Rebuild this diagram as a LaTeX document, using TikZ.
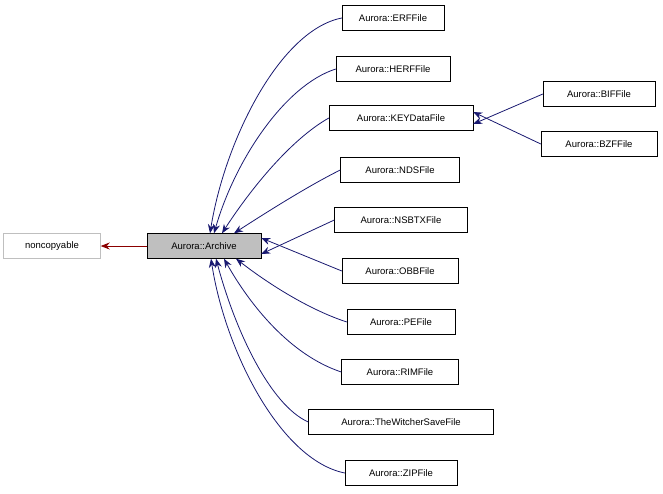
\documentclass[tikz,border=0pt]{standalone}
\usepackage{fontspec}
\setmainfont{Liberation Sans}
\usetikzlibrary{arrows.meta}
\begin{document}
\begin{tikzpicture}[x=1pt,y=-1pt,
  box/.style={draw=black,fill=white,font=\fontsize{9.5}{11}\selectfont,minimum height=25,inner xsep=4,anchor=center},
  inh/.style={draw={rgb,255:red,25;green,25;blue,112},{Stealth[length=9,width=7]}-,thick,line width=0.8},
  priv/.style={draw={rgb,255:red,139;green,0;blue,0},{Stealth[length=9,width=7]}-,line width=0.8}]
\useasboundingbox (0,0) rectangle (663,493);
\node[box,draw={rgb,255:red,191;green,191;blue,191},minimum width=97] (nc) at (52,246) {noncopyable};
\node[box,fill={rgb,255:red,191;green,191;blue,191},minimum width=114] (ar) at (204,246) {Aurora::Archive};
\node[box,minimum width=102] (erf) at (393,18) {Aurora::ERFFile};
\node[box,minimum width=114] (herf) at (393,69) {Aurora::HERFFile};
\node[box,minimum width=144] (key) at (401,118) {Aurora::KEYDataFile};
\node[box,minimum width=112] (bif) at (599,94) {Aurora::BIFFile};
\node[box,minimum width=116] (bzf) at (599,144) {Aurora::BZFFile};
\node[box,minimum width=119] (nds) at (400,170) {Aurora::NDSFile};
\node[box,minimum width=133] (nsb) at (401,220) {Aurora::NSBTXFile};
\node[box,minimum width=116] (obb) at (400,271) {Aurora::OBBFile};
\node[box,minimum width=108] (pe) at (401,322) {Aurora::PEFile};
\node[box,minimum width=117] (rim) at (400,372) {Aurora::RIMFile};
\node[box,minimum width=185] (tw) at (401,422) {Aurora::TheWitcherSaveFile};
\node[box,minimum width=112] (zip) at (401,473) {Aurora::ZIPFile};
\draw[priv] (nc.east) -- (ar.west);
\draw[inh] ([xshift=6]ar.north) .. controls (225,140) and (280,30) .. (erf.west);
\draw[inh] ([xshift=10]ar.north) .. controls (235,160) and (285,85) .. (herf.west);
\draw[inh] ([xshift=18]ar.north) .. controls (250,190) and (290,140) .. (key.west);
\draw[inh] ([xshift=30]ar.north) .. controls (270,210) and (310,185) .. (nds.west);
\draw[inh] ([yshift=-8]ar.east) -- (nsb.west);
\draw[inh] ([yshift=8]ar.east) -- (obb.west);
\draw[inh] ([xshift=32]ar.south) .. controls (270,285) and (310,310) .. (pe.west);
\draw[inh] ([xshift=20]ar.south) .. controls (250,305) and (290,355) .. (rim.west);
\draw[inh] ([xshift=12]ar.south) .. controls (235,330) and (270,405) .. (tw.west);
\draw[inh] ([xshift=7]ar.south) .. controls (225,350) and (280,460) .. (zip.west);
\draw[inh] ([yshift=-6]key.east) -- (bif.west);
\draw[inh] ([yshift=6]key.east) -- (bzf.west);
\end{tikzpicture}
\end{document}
————————
Exercise directions -
Quote the listing above in full, except for the pictures.

The completed task -
Rebuild this diagram as a LaTeX document, using TikZ.
\documentclass[tikz,border=0pt]{standalone}
\usepackage{fontspec}
\setmainfont{Liberation Sans}
\usetikzlibrary{arrows.meta}
\begin{document}
\begin{tikzpicture}[x=1pt,y=-1pt,
  box/.style={draw=black,fill=white,font=\fontsize{9.5}{11}\selectfont,minimum height=25,inner xsep=4,anchor=center},
  inh/.style={draw={rgb,255:red,25;green,25;blue,112},{Stealth[length=9,width=7]}-,thick,line width=0.8},
  priv/.style={draw={rgb,255:red,139;green,0;blue,0},{Stealth[length=9,width=7]}-,line width=0.8}]
\useasboundingbox (0,0) rectangle (663,493);
\node[box,draw={rgb,255:red,191;green,191;blue,191},minimum width=97] (nc) at (52,246) {noncopyable};
\node[box,fill={rgb,255:red,191;green,191;blue,191},minimum width=114] (ar) at (204,246) {Aurora::Archive};
\node[box,minimum width=102] (erf) at (393,18) {Aurora::ERFFile};
\node[box,minimum width=114] (herf) at (393,69) {Aurora::HERFFile};
\node[box,minimum width=144] (key) at (401,118) {Aurora::KEYDataFile};
\node[box,minimum width=112] (bif) at (599,94) {Aurora::BIFFile};
\node[box,minimum width=116] (bzf) at (599,144) {Aurora::BZFFile};
\node[box,minimum width=119] (nds) at (400,170) {Aurora::NDSFile};
\node[box,minimum width=133] (nsb) at (401,220) {Aurora::NSBTXFile};
\node[box,minimum width=116] (obb) at (400,271) {Aurora::OBBFile};
\node[box,minimum width=108] (pe) at (401,322) {Aurora::PEFile};
\node[box,minimum width=117] (rim) at (400,372) {Aurora::RIMFile};
\node[box,minimum width=185] (tw) at (401,422) {Aurora::TheWitcherSaveFile};
\node[box,minimum width=112] (zip) at (401,473) {Aurora::ZIPFile};
\draw[priv] (nc.east) -- (ar.west);
\draw[inh] ([xshift=6]ar.north) .. controls (225,140) and (280,30) .. (erf.west);
\draw[inh] ([xshift=10]ar.north) .. controls (235,160) and (285,85) .. (herf.west);
\draw[inh] ([xshift=18]ar.north) .. controls (250,190) and (290,140) .. (key.west);
\draw[inh] ([xshift=30]ar.north) .. controls (270,210) and (310,185) .. (nds.west);
\draw[inh] ([yshift=-8]ar.east) -- (nsb.west);
\draw[inh] ([yshift=8]ar.east) -- (obb.west);
\draw[inh] ([xshift=32]ar.south) .. controls (270,285) and (310,310) .. (pe.west);
\draw[inh] ([xshift=20]ar.south) .. controls (250,305) and (290,355) .. (rim.west);
\draw[inh] ([xshift=12]ar.south) .. controls (235,330) and (270,405) .. (tw.west);
\draw[inh] ([xshift=7]ar.south) .. controls (225,350) and (280,460) .. (zip.west);
\draw[inh] ([yshift=-6]key.east) -- (bif.west);
\draw[inh] ([yshift=6]key.east) -- (bzf.west);
\end{tikzpicture}
\end{document}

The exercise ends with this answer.